Sunday, September 18, 2016

Cops and Nobles

British detective thrillers, whether in novels, films or on PBS Masterpiece Mystery, are sometimes mystifying to non-Brits in an odd way.

For starts, there are all those acronyms: CID, MI5 MI6, all the letters before the police officers’ names. Does everyone know that MI stands for military intelligence? Or that the CID is Crime Investigation Division? Or that the ranks of police officers ascend from PC or DC (police or detective constable) through DS (detective sergeant) to DCI (detective chief inspector)? Calling a DS a DC might cause offense.

If you are reading, as I am, Elizabeth George’s Inspector Lynley books, you have the additional problem of figuring out which Lord or Lady is up to whatever mischief, since sometimes the characters’ given names are used and at other times they are called by their titles. Lord Asherton, for instance, is DCI Lynley or simply Asherton, or Tommy to his friends.

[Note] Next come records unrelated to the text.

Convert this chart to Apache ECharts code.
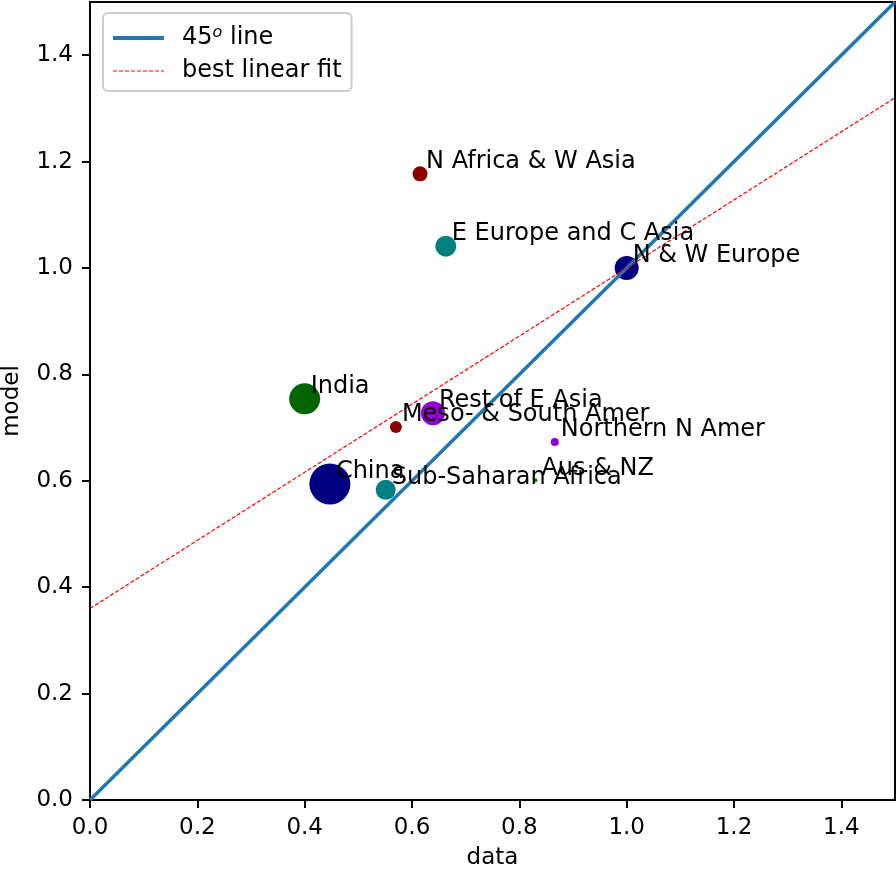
<!DOCTYPE html>
<html>
<head>
<meta charset="utf-8">
<script src="https://cdn.jsdelivr.net/npm/echarts@6/dist/echarts.min.js"></script>
<style>
  html, body { margin: 0; padding: 0; background: #fff; }
  #chart { width: 896px; height: 875px; }
</style>
</head>
<body>
<div id="chart"></div>
<script>
// Regions: observed ("data") vs simulated ("model") values
const regions = ['N Africa & W Asia', 'E Europe and C Asia', 'N & W Europe', 'India',
  'Rest of E Asia', 'Meso- & South Amer', 'Northern N Amer', 'Aus & NZ', 'China', 'Sub-Saharan Africa'];
const dataVals  = [0.615, 0.663, 1.000, 0.400, 0.639, 0.570, 0.866, 0.830, 0.447, 0.551];
const modelVals = [1.177, 1.041, 1.000, 0.754, 0.727, 0.701, 0.673, 0.601, 0.594, 0.583];
// relative weight of each region (marker diameter)
const weights   = [15, 21, 24, 31, 24, 12, 8, 4, 41, 20];
const regionColors = ['#8b0000', '#008080', '#000080', '#006400', '#9400d3',
  '#8b0000', '#9400d3', '#008000', '#000080', '#008080'];

// Least-squares fit of model on data
const fitIntercept = 0.36;
const fitSlope = 0.64;

const axisMin = 0, axisMax = 1.5;
const tickVals = [0, 0.2, 0.4, 0.6, 0.8, 1.0, 1.2, 1.4];

const FONT = 'DejaVu Sans';
const FS = 23;

const points = regions.map((name, i) => ({
  name,
  value: [dataVals[i], modelVals[i]],
  symbolSize: weights[i],
  itemStyle: { color: regionColors[i], opacity: 1 }
}));

const labelPoints = regions.map((name, i) => ({ name, value: [dataVals[i], modelVals[i]] }));

function axisCommon(name, nameGap, rotate, margin) {
  return {
    type: 'value', min: axisMin, max: axisMax,
    name, nameLocation: 'middle', nameGap, nameRotate: rotate,
    nameTextStyle: { fontFamily: FONT, fontSize: FS, color: '#000' },
    splitLine: { show: false },
    axisLine: { show: true, onZero: false, lineStyle: { color: '#000', width: 2 } },
    axisTick: { show: true, inside: false, length: 8, customValues: tickVals, lineStyle: { color: '#000', width: 2 } },
    axisLabel: {
      customValues: tickVals, margin,
      fontFamily: FONT, fontSize: FS, color: '#000',
      formatter: v => v.toFixed(1)
    }
  };
}

const chart = echarts.init(document.getElementById('chart'), null, { renderer: 'canvas' });
chart.setOption({
  animation: false,
  backgroundColor: '#fff',
  grid: {
    left: 90, top: 2, right: 1, bottom: 75,
    containLabel: false, outerBoundsMode: 'none',
    show: true, borderColor: '#000', borderWidth: 2, backgroundColor: 'transparent'
  },
  xAxis: axisCommon('data', 47, 0, 17),
  yAxis: axisCommon('model', 66, 90, 17),
  legend: {
    left: 103, top: 13, orient: 'vertical',
    data: [
      { name: '45o line', itemStyle: { opacity: 0 }, lineStyle: { width: 4, color: '#1f77b4' } },
      { name: 'best linear fit', itemStyle: { opacity: 0 }, lineStyle: { width: 1.2, color: '#ff0000', type: [4, 2] } }
    ],
    backgroundColor: '#fff', borderColor: '#cccccc', borderWidth: 2, borderRadius: 5,
    padding: [12, 10, 8, 8],
    itemWidth: 51, itemHeight: 24, itemGap: 9,
    textStyle: {
      fontFamily: FONT, fontSize: 24, color: '#000', padding: [0, 0, 0, 13],
      rich: {
        sup: { fontFamily: FONT, fontSize: 16, fontStyle: 'italic', color: '#000', padding: [0, 0, 10, 0] },
        t: { fontFamily: FONT, fontSize: 24, color: '#000' }
      }
    },
    formatter: name => name === '45o line' ? '{t|45}{sup|o}{t| line}' : name
  },
  series: [
    {
      name: 'regions', type: 'scatter', z: 2,
      symbol: 'circle', data: points
    },
    {
      name: '45o line', type: 'line', z: 3,
      symbol: 'none', showSymbol: false,
      itemStyle: { color: '#1f77b4' },
      lineStyle: { color: '#1f77b4', width: 3.5 },
      data: [[axisMin, axisMin], [axisMax, axisMax]]
    },
    {
      name: 'best linear fit', type: 'line', z: 3,
      symbol: 'none', showSymbol: false,
      itemStyle: { color: '#ff0000' },
      lineStyle: { color: '#ff0000', width: 1.2, type: [4, 2] },
      data: [[axisMin, fitIntercept + fitSlope * axisMin], [axisMax, fitIntercept + fitSlope * axisMax]]
    },
    {
      name: 'names', type: 'scatter', z: 4, silent: true,
      symbolSize: 0.001, data: labelPoints,
      itemStyle: { opacity: 0 },
      label: {
        show: true, position: [6, 0], align: 'left', verticalAlign: 'bottom',
        fontFamily: FONT, fontSize: 24, color: '#000', opacity: 1,
        formatter: p => p.name
      }
    }
  ]
});
</script>
</body>
</html>
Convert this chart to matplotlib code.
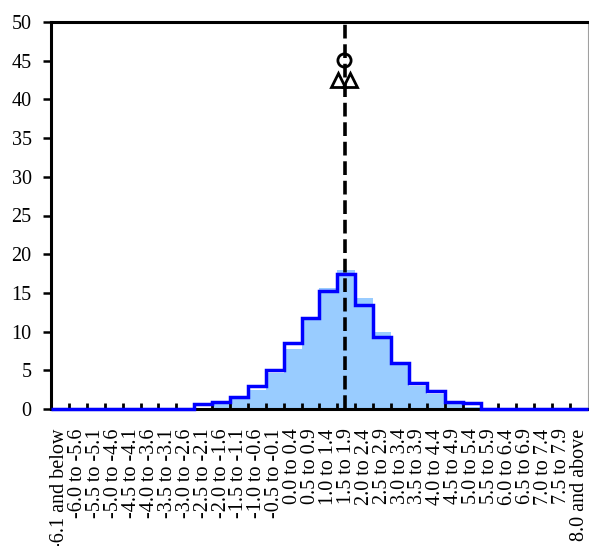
import numpy as np
import matplotlib
matplotlib.use("Agg")
import matplotlib.pyplot as plt

plt.rcParams["font.family"] = ["Liberation Serif", "DejaVu Serif"]

# ── Data ──────────────────────────────────────────────────────────────────────
categories = (["-6.1 and below"]
              + [f"{lo:.1f} to {lo + 0.4:.1f}" for lo in np.arange(-6.0, 7.51, 0.5)]
              + ["8.0 and above"])
categories = [c.replace("-0.0", "0.0") for c in categories]
categories[12] = "-0.5 to -0.1"

# light blue bars (%)
bar_values = [0, 0, 0, 0, 0, 0, 0, 0, 0.1, 0.65, 1.3, 2.5, 4.6, 7.8, 11.8,
              15.6, 18.0, 14.4, 9.9, 6.1, 3.0, 2.0, 0.6, 0.3, 0, 0, 0, 0, 0, 0]
# blue step outline (%)
line_values = [0, 0, 0, 0, 0, 0, 0, 0, 0.6, 0.95, 1.6, 3.0, 5.0, 8.5, 11.7,
               15.2, 17.4, 13.4, 9.3, 5.9, 3.3, 2.3, 0.95, 0.75, 0, 0, 0, 0, 0, 0]

# markers and reference line, in category units
vline_x = 15.92
circle_x, circle_y = [15.87], [45.1]
triangle_x, triangle_y = [15.55, 16.2], [42.5, 42.5]

yticks = list(range(0, 51, 5))

# ── Plot ──────────────────────────────────────────────────────────────────────
fig = plt.figure(figsize=(5.89, 5.46), dpi=100)
ax = fig.add_axes([51 / 589, 137 / 546, 537 / 589, 387 / 546])

n = len(categories)
x = np.arange(n)
edges = np.arange(n + 1) - 0.5

ax.bar(x, bar_values, width=1.0, color="#99CCFF", linewidth=0, zorder=1)
ax.stairs(line_values, edges, baseline=None, color="#0000FF", linewidth=2.5,
          zorder=4, clip_on=False)
ax.axvline(vline_x, color="black", linewidth=2.6, linestyle=(0, (3.8, 1.6)),
           zorder=5)
ax.plot(circle_x, circle_y, "o", ms=9.5, mfc="none", mec="black", mew=2,
        zorder=6)
ax.plot(triangle_x, triangle_y, "^", ms=9.5, mfc="none", mec="black", mew=2,
        zorder=6)

ax.set_xlim(-0.5, n - 0.5)
ax.set_ylim(0, 50)
ax.set_yticks(yticks)
ax.set_yticklabels([str(v) for v in yticks], fontsize=14.5)
ax.tick_params(axis="y", direction="out", length=6, width=1.8, pad=8)

# boundaries: short inward ticks, centres: labels only
ax.set_xticks(edges[1:-1])
ax.set_xticklabels([])
ax.tick_params(axis="x", which="major", direction="in", length=4.3, width=2)
ax.set_xticks(x, minor=True)
ax.set_xticklabels(categories, minor=True, rotation=90, fontsize=14.5,
                   va="top", ha="center")
ax.tick_params(axis="x", which="minor", length=0, pad=14)

for side in ("left", "bottom", "top"):
    ax.spines[side].set_linewidth(2.2)
    ax.spines[side].set_color("black")
ax.spines["right"].set_linewidth(0.8)
ax.spines["right"].set_color("#A0A0A0")

fig.savefig("out.png", dpi=100)
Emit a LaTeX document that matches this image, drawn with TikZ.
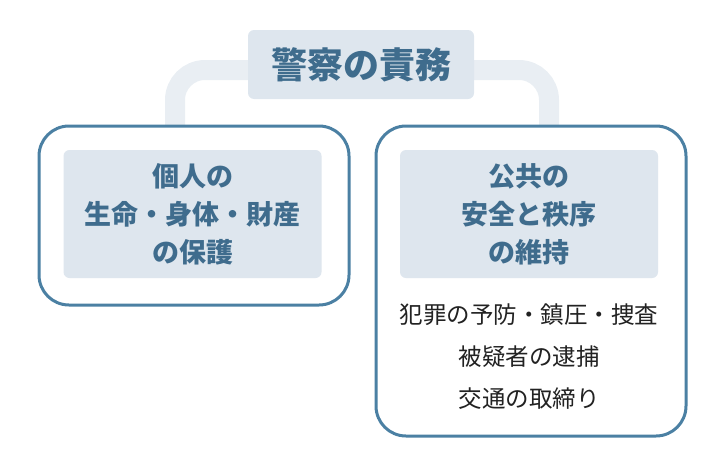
\documentclass[tikz,border=0pt]{standalone}
\usepackage{fontspec}
\newfontfamily\jpfont{Noto Sans CJK JP}
\usetikzlibrary{positioning,backgrounds}

\definecolor{dutyblue}{HTML}{3F6C8D}
\definecolor{frameblue}{HTML}{4B80A3}
\definecolor{panelfill}{HTML}{DEE6EE}
\definecolor{bandgray}{HTML}{E9EEF3}
\definecolor{tasktext}{HTML}{222222}

\tikzset{
    outerbox/.style={draw=frameblue, line width=3pt, fill=white, rounded corners=30pt,
        minimum width=310pt, inner sep=0pt},
    panel/.style={fill=panelfill, rounded corners=6pt, minimum width=258pt, minimum height=128pt,
        inner sep=0pt, align=center, text=dutyblue,
        font=\jpfont\bfseries\fontsize{27}{38}\selectfont},
    band/.style={bandgray, line width=20pt, rounded corners=30pt}
}

\begin{document}
\begin{tikzpicture}[x=1pt, y=-1pt]
    \useasboundingbox (0, 0) rectangle (720, 458);

    % 見出し
    \node[fill=panelfill, rounded corners=6pt, minimum width=226pt, minimum height=69pt,
        text=dutyblue, font=\jpfont\bfseries\fontsize{36}{40}\selectfont]
        (title) at (361, 64.5) {警察の責務};

    % 外枠
    \node[outerbox, minimum height=179pt] (lbox) at (194, 215.5) {};
    \node[outerbox, minimum height=310pt] (rbox) at (531, 281) {};

    % 内側のパネル
    \node[panel] (lpanel) at (192.5, 214) {個人の\\生命・身体・財産\\の保護};
    \node[panel] (rpanel) at (529, 214) {公共の\\安全と秩序\\の維持};

    % 具体的な内容
    \node[below=22pt of rpanel, align=center, text=tasktext,
        font=\jpfont\fontsize{23.5}{42}\selectfont]
        (tasks) {犯罪の予防・鎮圧・捜査\\被疑者の逮捕\\交通の取締り};

    % 連結の帯
    \coordinate (lfoot) at (175, 126);
    \coordinate (rfoot) at (549, 126);
    \begin{scope}[on background layer]
        \draw[band] ([yshift=-5.5pt]title.center) -| (lfoot);
        \draw[band] ([yshift=-5.5pt]title.center) -| (rfoot);
    \end{scope}
\end{tikzpicture}
\end{document}
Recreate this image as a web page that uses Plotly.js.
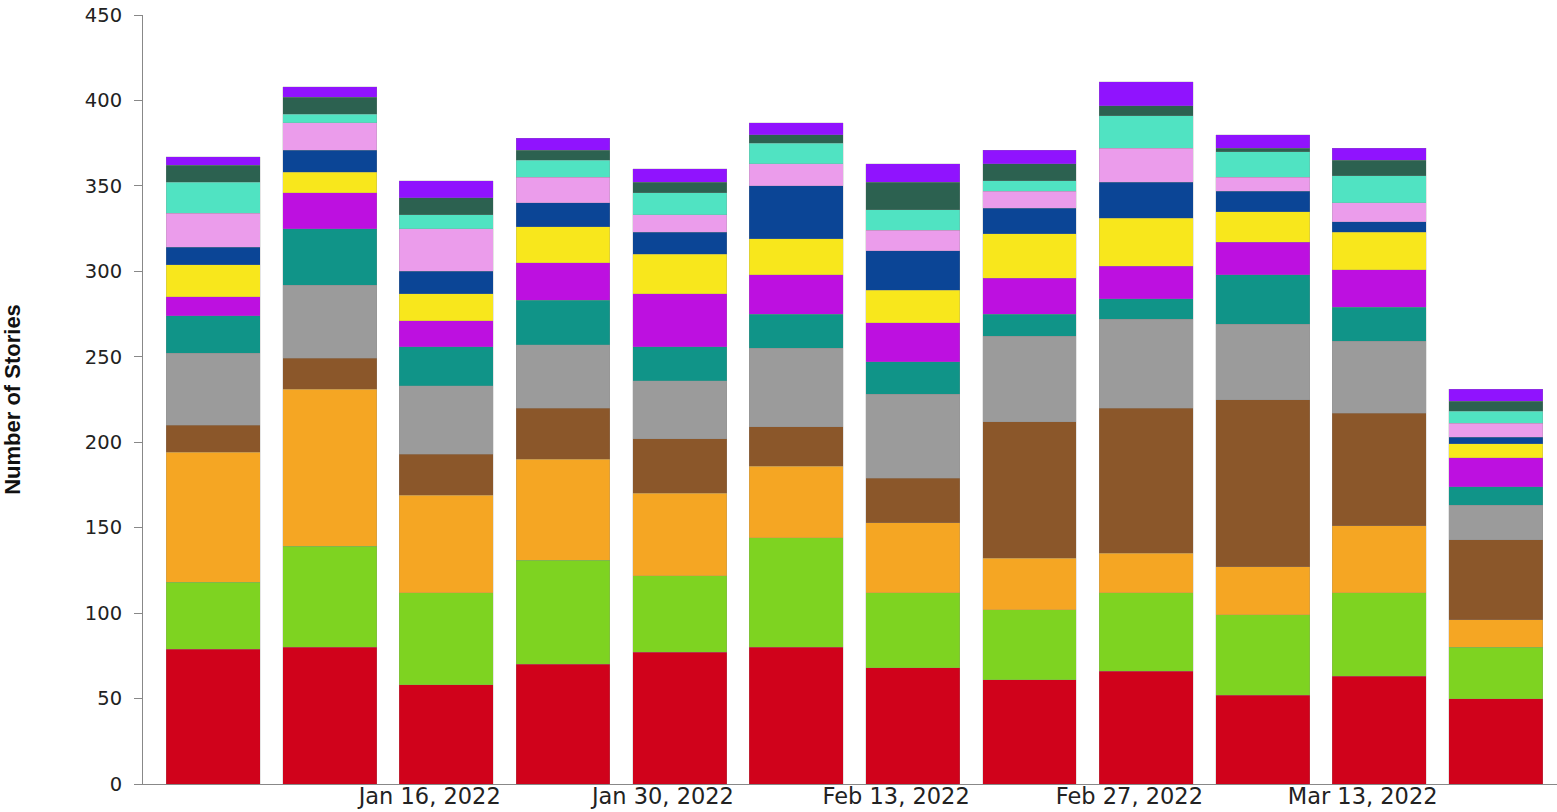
<!DOCTYPE html>
<html>
<head>
<meta charset="utf-8">
<script src="https://cdn.plot.ly/plotly-3.0.1.min.js"></script>
<style>
  html, body { margin: 0; padding: 0; background: #ffffff; }
  #chart { width: 1557px; height: 812px; }
</style>
</head>
<body>
<div id="chart"></div>
<script>
// Weekly bars (week start dates)
const weeks = ["2022-01-03","2022-01-10","2022-01-17","2022-01-24","2022-01-31","2022-02-07",
               "2022-02-14","2022-02-21","2022-02-28","2022-03-07","2022-03-14","2022-03-21"];

// Stacked series, bottom to top
const seriesNames = ["Series 1","Series 2","Series 3","Series 4","Series 5","Series 6","Series 7",
                     "Series 8","Series 9","Series 10","Series 11","Series 12","Series 13"];
const s1  = [79, 80, 58, 70, 77, 80, 68, 61, 66, 52, 63, 50];
const s2  = [39, 59, 54, 61, 45, 64, 44, 41, 46, 47, 49, 30];
const s3  = [76, 92, 57, 59, 48, 42, 41, 30, 23, 28, 39, 16];
const s4  = [16, 18, 24, 30, 32, 23, 26, 80, 85, 98, 66, 47];
const s5  = [42, 43, 40, 37, 34, 46, 49, 50, 52, 44, 42, 20];
const s6  = [22, 33, 23, 26, 20, 20, 19, 13, 12, 29, 20, 11];
const s7  = [11, 21, 15, 22, 31, 23, 23, 21, 19, 19, 22, 17];
const s8  = [19, 12, 16, 21, 23, 21, 19, 26, 28, 18, 22,  8];
const s9  = [10, 13, 13, 14, 13, 31, 23, 15, 21, 12,  6,  4];
const s10 = [20, 16, 25, 15, 10, 13, 12, 10, 20,  8, 11,  8];
const s11 = [18,  5,  8, 10, 13, 12, 12,  6, 19, 15, 16,  7];
const s12 = [10, 10, 10,  6,  6,  5, 16, 10,  6,  2,  9,  6];
const s13 = [ 5,  6, 10,  7,  8,  7, 11,  8, 14,  8,  7,  7];

const colors = ["#d0021b","#7ed321","#f5a623","#8b572a","#9b9b9b","#109488","#bd10e0",
                "#f8e71c","#0b4596","#eb9ceb","#50e3c2","#2c6150","#9013fe"];

// Axis ticks
const tickDates = ["2022-01-16","2022-01-30","2022-02-13","2022-02-27","2022-03-13"];
const yTicks = [0, 50, 100, 150, 200, 250, 300, 350, 400, 450];

const allSeries = [s1,s2,s3,s4,s5,s6,s7,s8,s9,s10,s11,s12,s13];
const traces = allSeries.map((vals, i) => ({
  type: "bar",
  x: weeks,
  y: vals,
  name: seriesNames[i],
  marker: { color: colors[i], line: { width: 0.5, color: "rgba(140,140,140,0.45)" } },
  hoverinfo: "x+y+name"
}));

const layout = {
  width: 1557,
  height: 812,
  barmode: "stack",
  bargap: 0.195,
  showlegend: false,
  paper_bgcolor: "#ffffff",
  plot_bgcolor: "#ffffff",
  margin: { l: 143, r: 0, t: 15, b: 28 },
  font: { family: "DejaVu Sans, sans-serif", color: "#222222" },
  xaxis: {
    type: "date",
    range: ["2021-12-29 19:00", "2022-03-24 16:00"],
    tickvals: tickDates,
    tickformat: "%b %d, %Y",
    ticks: "",
    showgrid: false,
    zeroline: false,
    showline: true,
    linecolor: "#888888",
    linewidth: 1,
    tickfont: { family: "DejaVu Sans, sans-serif", size: 22.5, color: "#222222" },
    ticklabelstandoff: -8
  },
  yaxis: {
    range: [0, 450],
    tickvals: yTicks,
    ticks: "outside",
    ticklen: 8,
    tickcolor: "#888888",
    showgrid: false,
    zeroline: false,
    showline: true,
    linecolor: "#888888",
    linewidth: 1,
    tickfont: { family: "DejaVu Sans, sans-serif", size: 19.5, color: "#222222" },
    ticklabelstandoff: 8,
    title: {
      text: "Number of Stories",
      font: { family: "Liberation Sans, Arial, sans-serif", size: 22, color: "#111111", weight: "bold" },
      standoff: 58
    }
  }
};

Plotly.newPlot("chart", traces, layout, { displayModeBar: false, staticPlot: false });
</script>
</body>
</html>
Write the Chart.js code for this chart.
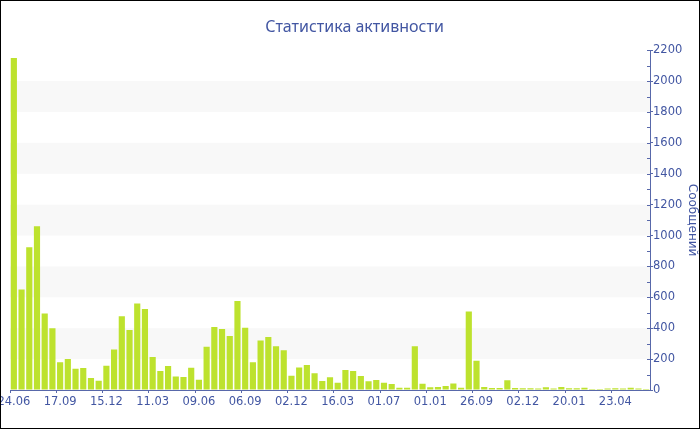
<!DOCTYPE html>
<html>
<head>
<meta charset="utf-8">
<script src="https://cdn.jsdelivr.net/npm/chart.js@4/dist/chart.umd.min.js"></script>
<style>
    html, body { margin: 0; padding: 0; background: #fff; }
    #wrap { width: 698px; height: 427px; border: 1px solid #000; position: relative; }
</style>
</head>
<body>
<div id="wrap"><canvas id="graficoAtividade" width="698" height="427"></canvas></div>
<script>
// labels under every 6th bar
const tickLabels = ['24.06', '17.09', '15.12', '11.03', '09.06', '06.09', '02.12',
    '16.03', '01.07', '01.01', '26.09', '02.12', '20.01', '23.04'];
const labelEvery = 6;

const mensagens = [
    2150, 650, 925, 1060, 495, 400, 180, 200, 138, 142,
    78, 60, 157, 263, 478, 388, 560, 524, 213, 123,
    155, 88, 84, 144, 67, 280, 408, 395, 349, 576,
    403, 179, 321, 343, 283, 257, 93, 145, 162, 108,
    58, 82, 47, 129, 123, 91, 56, 65, 47, 39,
    15, 15, 283, 40, 17, 19, 26, 42, 15, 509,
    190, 19, 13, 13, 63, 13, 11, 11, 9, 17,
    9, 20, 11, 11, 15, 6, 6, 9, 11, 9,
    15, 9, 6
];

const yTicks = [0, 200, 400, 600, 800, 1000, 1200, 1400, 1600, 1800, 2000, 2200];

const categorias = mensagens.map((_, i) => i % labelEvery === 0 ? tickLabels[i / labelEvery] : '');

const corTexto = '#4256a2';
const corEixo = '#5868aa';

// alternating bands and small inner ticks on the value axis
const faixas = {
    id: 'faixas',
    beforeDatasetsDraw(chart) {
        const { ctx, chartArea, scales } = chart;
        const y = scales.y;
        ctx.save();
        ctx.fillStyle = '#f8f8f8';
        for (let i = 1; i < yTicks.length - 1; i += 2) {
            const top = y.getPixelForValue(yTicks[i + 1]);
            const bottom = y.getPixelForValue(yTicks[i]);
            ctx.fillRect(chartArea.left, top, chartArea.right - chartArea.left, bottom - top);
        }
        ctx.restore();
    },
    afterDraw(chart) {
        const { ctx, chartArea, scales } = chart;
        const y = scales.y;
        ctx.save();
        ctx.strokeStyle = corEixo;
        ctx.lineWidth = 1;
        ctx.beginPath();
        for (let v = 0; v <= yTicks[yTicks.length - 1]; v += 100) {
            const py = Math.round(y.getPixelForValue(v)) + 0.5;
            ctx.moveTo(chartArea.right - 3, py);
            ctx.lineTo(chartArea.right, py);
        }
        ctx.stroke();
        ctx.restore();
    }
};

new Chart(document.getElementById('graficoAtividade'), {
    type: 'bar',
    data: {
        labels: categorias,
        datasets: [{
            label: 'Сообщений',
            data: mensagens,
            backgroundColor: '#bde22e',
            borderWidth: 0,
            categoryPercentage: 1,
            barPercentage: 0.8
        }]
    },
    options: {
        responsive: false,
        animation: false,
        layout: { padding: { left: 9, right: 0, top: 0, bottom: 0 } },
        plugins: {
            legend: { display: false },
            tooltip: { enabled: false },
            title: {
                display: true,
                text: 'Статистика активности',
                color: corTexto,
                font: { family: 'Noto Sans', size: 16, weight: 'normal' },
                padding: { top: 17, bottom: 13 }
            }
        },
        scales: {
            x: {
                afterFit: s => {
                    s.height = 38;
                    s.paddingLeft = 0;
                    s.paddingRight = 0;
                },
                grid: {
                    drawOnChartArea: false,
                    tickLength: 3,
                    tickColor: c => (c.tick && c.tick.label) ? corEixo : 'rgba(0,0,0,0)'
                },
                border: { color: corEixo, width: 1 },
                ticks: {
                    autoSkip: false,
                    maxRotation: 0,
                    padding: 2,
                    color: corTexto,
                    font: { family: 'DejaVu Sans', size: 11.5 }
                }
            },
            y: {
                position: 'right',
                min: 0,
                max: 2200,
                afterFit: s => { s.width = 49; },
                afterBuildTicks: s => { s.ticks = yTicks.map(v => ({ value: v })); },
                grid: {
                    drawOnChartArea: false,
                    tickLength: 3,
                    color: corEixo
                },
                border: { color: corEixo, width: 1 },
                ticks: {
                    padding: 0,
                    color: corTexto,
                    font: { family: 'DejaVu Sans', size: 11.5 },
                    callback: v => String(v)
                },
                title: {
                    display: true,
                    text: 'Сообщений',
                    color: corTexto,
                    font: { family: 'DejaVu Sans', size: 12 },
                    padding: { top: 0, bottom: 2 }
                }
            }
        }
    },
    plugins: [faixas]
});
</script>
</body>
</html>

Here is the cast of characters for Payment in Blood, the second of George's 19 Inspector Lynley books--very helpful when, on page 300 of some 430, you can't remember who Denton is (he's Lynley's servant.) Of course, you might prefer just to read the book or watch the video and assume that eventually everything will be understandable. But in the interest of de-mystifying some of the roles and titles, I give you the list of Cops and Nobles.

1. DCI Thomas Lynley, Eighth Earl of Asherton.
2. DC Barbara Havers, demoted from DS, Lynley’s partner. Lives with her parents.
3. Lady Helen Clyde, daughter of the Tenth Earl of Hesfield (ongoing love interest).
4. Simon Allcourt St. James, forensic scientist.
5. Deborah Cotter St. James, photographer, his wife, daughter of his valet.
6. Francesca Gerrard, widow, owner of mansion on Loch Achiemore, Scotland.
7. Philip, her late husband, buried on an island in the Loch.
8. Stuart Rintoul, Lord Stinhurst, “Midas of the Theater”, Francesca’s brother.
9. Marguerite, Countess of Stinhurst, his wife.
10. Alec Rintoul, deceased, their son, loved by No. 12.
11. Elizabeth Rintoul, their fortyish daughter.
12. Joy Sinclair, playwright (deceased), sister of No. 13, cousin of No. 19, former lover of No. 16.
13. Irene Sinclair, former actress, previously married to No. 16.
14. Joanna Ellacourt, famous actress, married to No. 15.
15. David Sydeham, her husband and manager.
16. Robert Gabriel, famous actor, formerly married to No. 13, now sleeping with No. 12 and many others.
17. Geoffrey Rintoul (deceased), brother of No. 8, grave discovered in odd place.
18. Jeremy Vinney, journalist, drama critic for the Times.
19. Rhys Davies-Jones, theatrical director, presently lover of No. 3. Prime suspect.
20. Gowan Kilbride, handyman at the mansion of No. 6.
21. Mary Agnes Campbell, maid at No. 6.
22. Hannah Darrow, deceased, subject of a book by No. 12.
23. John Darrow, publican, her husband.
24. Teddy Darrow, their son.

English police: Chief Superintendent Hiller; Superintendent Webberley, Lynley’s superior; DC Raymond Plater (Mildenhall); DC Winston Nkata.

Scottish police: DI Ian Macaskin of the Strathclyde CID; DC Kevin Lonan.

Military Intelligence: William Vassall, Sir Kenneth Willingate, Sir Andrew Higgins.

Servants: Denton, Lynley’s valet. Caroline Shepherd, Lady Helen’s maid. Cotter, valet to St. James (No. 4) and father of Deborah St. James (No. 5).